The world’s nine biggest insurance companies, including
AIG and
Allianz SE, will be required to hold more capital under new rules put in place by global regulators.
The move comes following the bailout of AIG in the US following a foray into credit default swaps during the global financial crisis.
The International Association of Insurance Supervisors (IAIS) has designed a two-part capital requirement for the nine companies, who could wreak havoc in global markets if they collapsed.
The companies are AIG, Prudential Financial Inc and
MetLife Inc from the United States, Allianz SE from Germany, Aviva plc and Prudential from Britain, Ping An Insurance Co of China Ltd, Italy’s Assicurazioni
Generali SpA and Axa SA of France.
The first part, known as the basic capital requirement (BCR), is effectively what the nine insurers are already required to hold under national law.

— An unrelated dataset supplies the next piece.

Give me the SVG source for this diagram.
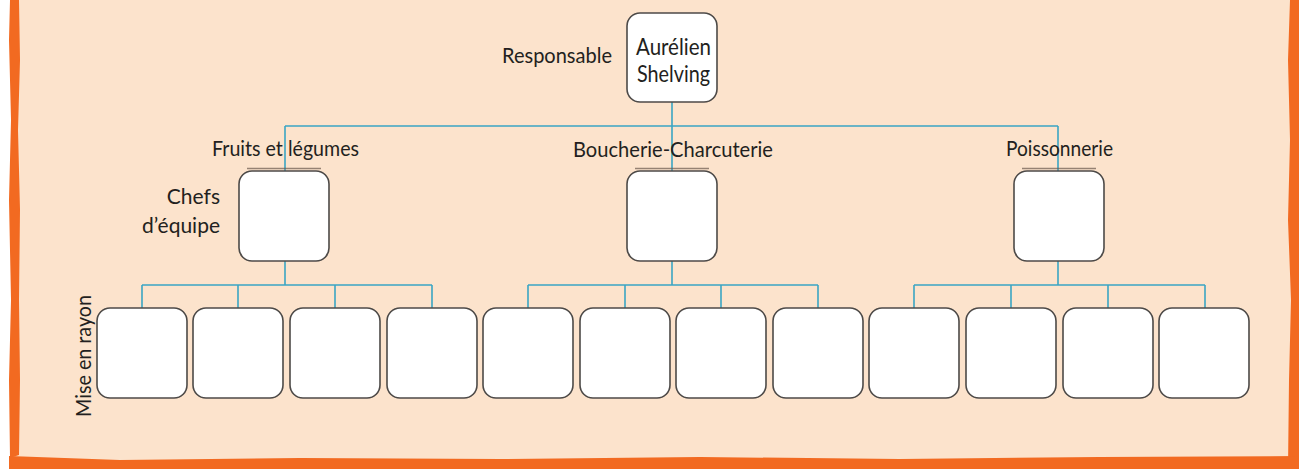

The second part, known as higher loss absorbency (HLA), will be on average 10% of the basic requirement, depending on the riskiness of the company’s operations.
The IAIS said total capital held by the nine insurers in the past two years averaged 260% of what they need to meet BCR and HLA requirements.
The insurers won’t have to make their extra buffer public until 2019,
Reuters reported.
Some US insurance supervisors have questioned the need for global capital rules, saying national rules are enough and that banks pose greater risks than insurers.
Some regulators have also queried why big reinsurers like
Munich Re are not included.
G20 leaders are due to formally endorse the requirements at a summit in Turkey next month.
The G20’s regulatory task force, the Financial Stability Board, is also due to update its list of insurance companies deemed to be systemically important – but it is not expected to say until 2016 whether reinsurers will be added.
Meanwhile, the subject of insurer regulation has been the subject of discussion in New Zealand this week, after former Reserve Bank (
RBNZ) governor Don Brash warned that the
RBNZ was ‘taking on too much responsibility’ regulating insurers and banks.
He was reported saying the Government risks being held liable for a bank or insurance company collapse, according to
interest.co.nz.
At a speech at Auckland University Business School last week, Brash said he ‘cannot see the logic of the RBNZ supervising insurance companies at all.’
He said they should be left accountable to market forces and ratings agencies such as AM Best and Standard & Poor’s.
“By definition, the strength of many insurance companies is not their balance sheets, but the quality of their reinsurance streams,”
interest.co.nz reported him saying.
“The chances of a Wellington bureaucrat getting their head around the quality of those reinsurance streams is not that high.”